Start

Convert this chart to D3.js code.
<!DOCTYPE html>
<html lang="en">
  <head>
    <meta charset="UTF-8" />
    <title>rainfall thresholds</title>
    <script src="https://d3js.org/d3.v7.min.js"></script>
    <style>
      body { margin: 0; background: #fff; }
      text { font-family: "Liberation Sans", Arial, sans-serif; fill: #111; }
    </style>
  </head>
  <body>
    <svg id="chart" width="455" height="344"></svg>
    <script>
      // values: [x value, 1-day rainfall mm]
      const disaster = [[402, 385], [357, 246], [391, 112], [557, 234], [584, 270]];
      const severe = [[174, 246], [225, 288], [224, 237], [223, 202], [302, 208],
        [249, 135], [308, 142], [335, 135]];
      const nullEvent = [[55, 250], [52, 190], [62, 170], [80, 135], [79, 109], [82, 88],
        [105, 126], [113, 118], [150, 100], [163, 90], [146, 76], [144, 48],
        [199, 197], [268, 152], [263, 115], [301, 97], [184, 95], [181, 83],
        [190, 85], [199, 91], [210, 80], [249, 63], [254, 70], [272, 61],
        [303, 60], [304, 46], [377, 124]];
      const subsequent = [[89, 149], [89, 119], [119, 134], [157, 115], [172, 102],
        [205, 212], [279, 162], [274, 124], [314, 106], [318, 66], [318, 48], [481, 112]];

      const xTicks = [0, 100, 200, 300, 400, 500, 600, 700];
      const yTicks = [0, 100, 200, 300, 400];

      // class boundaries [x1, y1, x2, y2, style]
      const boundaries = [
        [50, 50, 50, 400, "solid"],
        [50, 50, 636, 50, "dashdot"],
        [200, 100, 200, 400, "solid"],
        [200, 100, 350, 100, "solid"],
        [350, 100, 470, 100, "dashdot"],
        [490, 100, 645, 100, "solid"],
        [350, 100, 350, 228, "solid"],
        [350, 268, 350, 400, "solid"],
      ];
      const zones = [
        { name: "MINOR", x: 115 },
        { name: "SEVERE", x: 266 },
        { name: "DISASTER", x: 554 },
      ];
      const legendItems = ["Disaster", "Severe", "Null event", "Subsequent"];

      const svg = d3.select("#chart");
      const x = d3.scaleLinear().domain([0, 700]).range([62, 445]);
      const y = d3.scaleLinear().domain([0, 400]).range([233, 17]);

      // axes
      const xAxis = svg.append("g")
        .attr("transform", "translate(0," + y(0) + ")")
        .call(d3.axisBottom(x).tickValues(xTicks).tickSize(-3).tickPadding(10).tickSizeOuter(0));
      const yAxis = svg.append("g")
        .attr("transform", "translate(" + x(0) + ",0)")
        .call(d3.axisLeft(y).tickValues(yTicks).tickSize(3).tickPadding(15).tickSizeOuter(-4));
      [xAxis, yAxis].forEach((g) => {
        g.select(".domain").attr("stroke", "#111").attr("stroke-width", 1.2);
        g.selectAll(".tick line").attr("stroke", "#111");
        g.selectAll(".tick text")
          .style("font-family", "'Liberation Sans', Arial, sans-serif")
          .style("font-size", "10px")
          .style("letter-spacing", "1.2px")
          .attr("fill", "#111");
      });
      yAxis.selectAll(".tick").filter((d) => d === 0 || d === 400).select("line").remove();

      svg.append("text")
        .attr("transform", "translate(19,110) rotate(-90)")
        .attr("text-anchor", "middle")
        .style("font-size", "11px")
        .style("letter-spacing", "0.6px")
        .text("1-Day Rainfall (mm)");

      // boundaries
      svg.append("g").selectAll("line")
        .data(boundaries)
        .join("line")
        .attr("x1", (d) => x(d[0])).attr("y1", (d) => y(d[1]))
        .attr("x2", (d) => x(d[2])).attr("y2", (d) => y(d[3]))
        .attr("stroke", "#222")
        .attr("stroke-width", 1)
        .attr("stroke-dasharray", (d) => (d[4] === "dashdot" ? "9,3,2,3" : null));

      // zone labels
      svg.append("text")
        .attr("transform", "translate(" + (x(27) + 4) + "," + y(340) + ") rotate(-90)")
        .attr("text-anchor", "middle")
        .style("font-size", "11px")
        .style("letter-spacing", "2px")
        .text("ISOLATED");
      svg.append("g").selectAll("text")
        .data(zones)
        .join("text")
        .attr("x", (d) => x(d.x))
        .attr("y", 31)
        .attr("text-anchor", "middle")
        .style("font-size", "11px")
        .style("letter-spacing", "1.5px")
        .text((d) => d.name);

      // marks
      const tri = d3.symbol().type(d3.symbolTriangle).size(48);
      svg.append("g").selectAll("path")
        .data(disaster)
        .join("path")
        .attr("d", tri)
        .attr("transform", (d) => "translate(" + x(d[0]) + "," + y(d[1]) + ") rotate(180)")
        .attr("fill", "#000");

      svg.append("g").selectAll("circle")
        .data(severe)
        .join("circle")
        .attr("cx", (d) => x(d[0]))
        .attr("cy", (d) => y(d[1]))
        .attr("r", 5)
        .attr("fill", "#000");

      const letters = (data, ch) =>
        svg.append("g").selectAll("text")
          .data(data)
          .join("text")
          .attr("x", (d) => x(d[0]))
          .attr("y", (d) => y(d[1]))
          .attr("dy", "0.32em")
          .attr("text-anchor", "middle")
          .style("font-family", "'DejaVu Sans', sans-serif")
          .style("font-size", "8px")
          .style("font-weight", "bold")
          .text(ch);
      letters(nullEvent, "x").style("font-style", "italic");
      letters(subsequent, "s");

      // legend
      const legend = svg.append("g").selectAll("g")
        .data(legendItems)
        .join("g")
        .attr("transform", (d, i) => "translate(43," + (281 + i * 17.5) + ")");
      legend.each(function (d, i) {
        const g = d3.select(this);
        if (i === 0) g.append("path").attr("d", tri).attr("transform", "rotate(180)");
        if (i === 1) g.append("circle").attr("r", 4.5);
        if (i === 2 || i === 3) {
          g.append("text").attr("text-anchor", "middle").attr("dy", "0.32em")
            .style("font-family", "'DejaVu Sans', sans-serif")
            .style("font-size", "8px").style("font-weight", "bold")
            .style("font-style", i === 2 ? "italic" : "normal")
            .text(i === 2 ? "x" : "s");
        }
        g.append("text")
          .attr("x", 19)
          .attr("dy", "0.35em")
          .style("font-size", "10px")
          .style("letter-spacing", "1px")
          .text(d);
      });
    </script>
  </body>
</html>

End
Start

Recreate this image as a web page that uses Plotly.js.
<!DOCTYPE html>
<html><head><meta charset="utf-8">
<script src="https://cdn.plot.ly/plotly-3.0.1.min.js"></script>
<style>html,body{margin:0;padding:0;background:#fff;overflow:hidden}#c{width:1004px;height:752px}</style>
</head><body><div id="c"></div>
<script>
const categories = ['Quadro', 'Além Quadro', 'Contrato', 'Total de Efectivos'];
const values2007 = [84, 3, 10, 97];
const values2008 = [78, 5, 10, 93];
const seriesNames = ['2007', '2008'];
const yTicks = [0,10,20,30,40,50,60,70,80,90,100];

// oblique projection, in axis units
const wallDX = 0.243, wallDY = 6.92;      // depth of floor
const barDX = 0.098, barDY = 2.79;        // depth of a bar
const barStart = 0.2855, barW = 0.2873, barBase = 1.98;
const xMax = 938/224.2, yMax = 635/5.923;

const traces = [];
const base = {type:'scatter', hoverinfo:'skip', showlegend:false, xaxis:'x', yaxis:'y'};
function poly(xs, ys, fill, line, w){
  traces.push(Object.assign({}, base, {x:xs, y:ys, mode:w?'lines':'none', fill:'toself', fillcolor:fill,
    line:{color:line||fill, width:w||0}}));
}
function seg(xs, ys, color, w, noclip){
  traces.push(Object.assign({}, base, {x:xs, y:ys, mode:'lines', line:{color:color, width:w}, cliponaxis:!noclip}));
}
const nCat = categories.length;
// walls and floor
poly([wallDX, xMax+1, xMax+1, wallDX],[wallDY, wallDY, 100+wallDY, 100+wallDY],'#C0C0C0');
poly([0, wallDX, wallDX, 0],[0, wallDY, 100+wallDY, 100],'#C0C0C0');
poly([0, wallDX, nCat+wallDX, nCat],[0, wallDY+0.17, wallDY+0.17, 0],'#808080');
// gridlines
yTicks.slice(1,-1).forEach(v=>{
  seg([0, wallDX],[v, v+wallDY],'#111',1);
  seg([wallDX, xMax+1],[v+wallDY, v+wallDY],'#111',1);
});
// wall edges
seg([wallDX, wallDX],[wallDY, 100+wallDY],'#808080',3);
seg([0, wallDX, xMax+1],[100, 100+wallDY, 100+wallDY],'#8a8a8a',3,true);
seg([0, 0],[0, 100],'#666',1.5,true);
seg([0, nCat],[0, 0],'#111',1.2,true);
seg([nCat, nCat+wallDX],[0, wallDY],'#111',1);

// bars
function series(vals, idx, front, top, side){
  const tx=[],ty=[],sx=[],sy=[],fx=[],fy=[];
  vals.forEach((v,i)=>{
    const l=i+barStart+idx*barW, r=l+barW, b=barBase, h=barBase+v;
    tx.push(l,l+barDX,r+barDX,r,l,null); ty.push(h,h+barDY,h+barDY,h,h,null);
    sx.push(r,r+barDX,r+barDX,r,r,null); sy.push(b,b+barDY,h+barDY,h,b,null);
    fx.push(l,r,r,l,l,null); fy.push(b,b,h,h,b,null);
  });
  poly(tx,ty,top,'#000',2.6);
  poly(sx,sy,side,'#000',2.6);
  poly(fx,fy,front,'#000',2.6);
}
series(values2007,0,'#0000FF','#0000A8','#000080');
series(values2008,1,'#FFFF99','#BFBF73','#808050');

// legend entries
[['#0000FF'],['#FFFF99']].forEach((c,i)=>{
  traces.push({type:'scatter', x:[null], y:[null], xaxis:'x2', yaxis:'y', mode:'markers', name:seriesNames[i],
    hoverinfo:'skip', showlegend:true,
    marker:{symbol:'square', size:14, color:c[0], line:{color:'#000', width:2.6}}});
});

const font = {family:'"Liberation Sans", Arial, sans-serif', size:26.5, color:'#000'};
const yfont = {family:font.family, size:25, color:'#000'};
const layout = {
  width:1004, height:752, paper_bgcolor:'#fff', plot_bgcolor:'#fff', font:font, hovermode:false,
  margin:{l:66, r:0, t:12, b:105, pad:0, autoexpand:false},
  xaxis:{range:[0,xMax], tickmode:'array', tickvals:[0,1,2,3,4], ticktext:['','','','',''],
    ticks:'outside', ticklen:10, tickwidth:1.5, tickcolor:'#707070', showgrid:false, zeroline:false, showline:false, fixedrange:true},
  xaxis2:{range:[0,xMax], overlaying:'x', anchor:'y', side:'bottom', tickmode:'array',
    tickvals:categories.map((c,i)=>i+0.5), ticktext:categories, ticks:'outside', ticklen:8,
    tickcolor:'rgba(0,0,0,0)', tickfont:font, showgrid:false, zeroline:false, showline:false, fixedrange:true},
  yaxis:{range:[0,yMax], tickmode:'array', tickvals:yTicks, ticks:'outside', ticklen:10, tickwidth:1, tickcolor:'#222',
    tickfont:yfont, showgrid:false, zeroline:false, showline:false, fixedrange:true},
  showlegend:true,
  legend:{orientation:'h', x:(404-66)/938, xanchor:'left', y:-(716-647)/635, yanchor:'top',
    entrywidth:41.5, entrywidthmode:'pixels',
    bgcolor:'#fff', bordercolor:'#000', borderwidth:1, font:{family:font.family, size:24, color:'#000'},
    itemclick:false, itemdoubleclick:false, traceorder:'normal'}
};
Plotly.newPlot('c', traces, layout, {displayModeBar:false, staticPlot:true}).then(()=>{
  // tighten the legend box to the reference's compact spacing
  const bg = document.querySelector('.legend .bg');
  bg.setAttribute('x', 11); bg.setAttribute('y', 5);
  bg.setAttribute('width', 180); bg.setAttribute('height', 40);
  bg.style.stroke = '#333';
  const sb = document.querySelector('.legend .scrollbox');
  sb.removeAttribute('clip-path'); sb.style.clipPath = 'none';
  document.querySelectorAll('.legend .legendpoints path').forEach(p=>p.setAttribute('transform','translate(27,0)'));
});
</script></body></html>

End
Start

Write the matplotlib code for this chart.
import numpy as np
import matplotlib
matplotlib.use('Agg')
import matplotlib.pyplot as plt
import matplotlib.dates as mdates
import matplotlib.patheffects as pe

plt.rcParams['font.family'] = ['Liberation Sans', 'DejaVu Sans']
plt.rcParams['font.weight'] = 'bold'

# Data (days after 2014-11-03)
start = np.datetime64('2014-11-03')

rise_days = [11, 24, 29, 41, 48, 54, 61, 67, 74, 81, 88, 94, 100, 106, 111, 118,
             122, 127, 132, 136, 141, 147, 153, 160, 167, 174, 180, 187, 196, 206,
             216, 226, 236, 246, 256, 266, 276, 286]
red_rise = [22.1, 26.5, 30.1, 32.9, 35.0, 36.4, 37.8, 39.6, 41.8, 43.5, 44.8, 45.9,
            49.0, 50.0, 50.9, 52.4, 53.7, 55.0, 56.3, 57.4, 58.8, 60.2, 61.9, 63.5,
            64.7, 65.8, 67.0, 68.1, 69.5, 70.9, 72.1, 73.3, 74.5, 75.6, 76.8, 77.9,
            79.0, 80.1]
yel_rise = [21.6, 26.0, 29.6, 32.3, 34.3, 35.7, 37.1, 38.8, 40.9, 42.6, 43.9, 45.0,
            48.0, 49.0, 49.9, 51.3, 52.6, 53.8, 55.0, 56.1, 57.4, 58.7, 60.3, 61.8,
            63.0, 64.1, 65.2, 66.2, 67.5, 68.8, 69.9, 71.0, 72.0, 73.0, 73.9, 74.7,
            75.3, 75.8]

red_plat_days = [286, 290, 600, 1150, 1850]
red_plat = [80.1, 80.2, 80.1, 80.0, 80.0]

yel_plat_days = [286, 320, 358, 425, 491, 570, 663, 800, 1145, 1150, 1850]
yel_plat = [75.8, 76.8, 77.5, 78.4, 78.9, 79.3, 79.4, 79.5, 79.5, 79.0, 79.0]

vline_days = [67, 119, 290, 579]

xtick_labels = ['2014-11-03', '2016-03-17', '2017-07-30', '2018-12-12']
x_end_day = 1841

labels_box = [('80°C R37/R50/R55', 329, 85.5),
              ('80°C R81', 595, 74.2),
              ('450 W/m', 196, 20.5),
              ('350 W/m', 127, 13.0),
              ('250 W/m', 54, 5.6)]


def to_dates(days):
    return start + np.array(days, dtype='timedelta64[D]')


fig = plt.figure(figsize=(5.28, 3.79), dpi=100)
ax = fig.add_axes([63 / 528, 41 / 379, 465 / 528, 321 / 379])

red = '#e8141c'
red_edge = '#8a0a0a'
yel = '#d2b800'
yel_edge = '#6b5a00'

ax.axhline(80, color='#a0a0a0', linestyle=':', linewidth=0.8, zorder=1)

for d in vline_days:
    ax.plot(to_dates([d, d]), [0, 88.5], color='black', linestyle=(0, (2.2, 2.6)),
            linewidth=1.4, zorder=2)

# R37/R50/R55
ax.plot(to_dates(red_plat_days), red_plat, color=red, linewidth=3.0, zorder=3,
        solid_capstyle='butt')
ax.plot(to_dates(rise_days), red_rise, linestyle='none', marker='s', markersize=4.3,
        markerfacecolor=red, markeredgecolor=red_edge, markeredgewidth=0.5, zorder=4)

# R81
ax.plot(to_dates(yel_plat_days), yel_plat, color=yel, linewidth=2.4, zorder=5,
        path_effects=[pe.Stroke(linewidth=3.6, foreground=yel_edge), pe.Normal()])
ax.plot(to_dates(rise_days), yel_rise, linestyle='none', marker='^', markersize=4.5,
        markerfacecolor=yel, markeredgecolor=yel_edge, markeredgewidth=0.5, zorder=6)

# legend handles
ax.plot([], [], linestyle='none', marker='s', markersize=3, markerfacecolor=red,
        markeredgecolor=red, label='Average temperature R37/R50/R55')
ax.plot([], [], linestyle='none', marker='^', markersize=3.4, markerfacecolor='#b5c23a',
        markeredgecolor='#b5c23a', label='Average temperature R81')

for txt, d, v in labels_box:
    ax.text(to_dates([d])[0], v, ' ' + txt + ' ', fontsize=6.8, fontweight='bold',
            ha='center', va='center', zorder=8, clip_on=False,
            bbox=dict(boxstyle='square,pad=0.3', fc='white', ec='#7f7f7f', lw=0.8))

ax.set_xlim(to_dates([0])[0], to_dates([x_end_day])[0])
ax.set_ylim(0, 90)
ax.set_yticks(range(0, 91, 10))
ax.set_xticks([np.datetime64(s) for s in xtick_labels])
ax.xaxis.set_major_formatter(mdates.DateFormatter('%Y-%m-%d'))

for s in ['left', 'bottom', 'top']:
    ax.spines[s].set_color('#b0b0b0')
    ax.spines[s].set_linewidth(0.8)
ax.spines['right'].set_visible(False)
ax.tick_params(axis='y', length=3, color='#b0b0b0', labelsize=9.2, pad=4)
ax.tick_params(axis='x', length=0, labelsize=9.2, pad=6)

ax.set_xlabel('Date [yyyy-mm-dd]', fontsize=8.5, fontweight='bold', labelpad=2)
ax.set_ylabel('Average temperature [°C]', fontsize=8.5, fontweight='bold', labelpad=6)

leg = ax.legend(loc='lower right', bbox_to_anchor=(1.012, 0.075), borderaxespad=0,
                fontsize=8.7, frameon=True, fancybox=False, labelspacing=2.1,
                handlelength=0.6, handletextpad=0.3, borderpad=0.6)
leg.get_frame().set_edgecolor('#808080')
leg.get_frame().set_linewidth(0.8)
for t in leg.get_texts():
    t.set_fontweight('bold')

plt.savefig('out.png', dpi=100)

End

The task: Take the listing above and repeat exactly the lines from the one containing "Recreate this image" through the one containing "const xMax = 938/224.2, yMax = 635/5.923;", both included.

Completed task:
Recreate this image as a web page that uses Plotly.js.
<!DOCTYPE html>
<html><head><meta charset="utf-8">
<script src="https://cdn.plot.ly/plotly-3.0.1.min.js"></script>
<style>html,body{margin:0;padding:0;background:#fff;overflow:hidden}#c{width:1004px;height:752px}</style>
</head><body><div id="c"></div>
<script>
const categories = ['Quadro', 'Além Quadro', 'Contrato', 'Total de Efectivos'];
const values2007 = [84, 3, 10, 97];
const values2008 = [78, 5, 10, 93];
const seriesNames = ['2007', '2008'];
const yTicks = [0,10,20,30,40,50,60,70,80,90,100];

// oblique projection, in axis units
const wallDX = 0.243, wallDY = 6.92;      // depth of floor
const barDX = 0.098, barDY = 2.79;        // depth of a bar
const barStart = 0.2855, barW = 0.2873, barBase = 1.98;
const xMax = 938/224.2, yMax = 635/5.923;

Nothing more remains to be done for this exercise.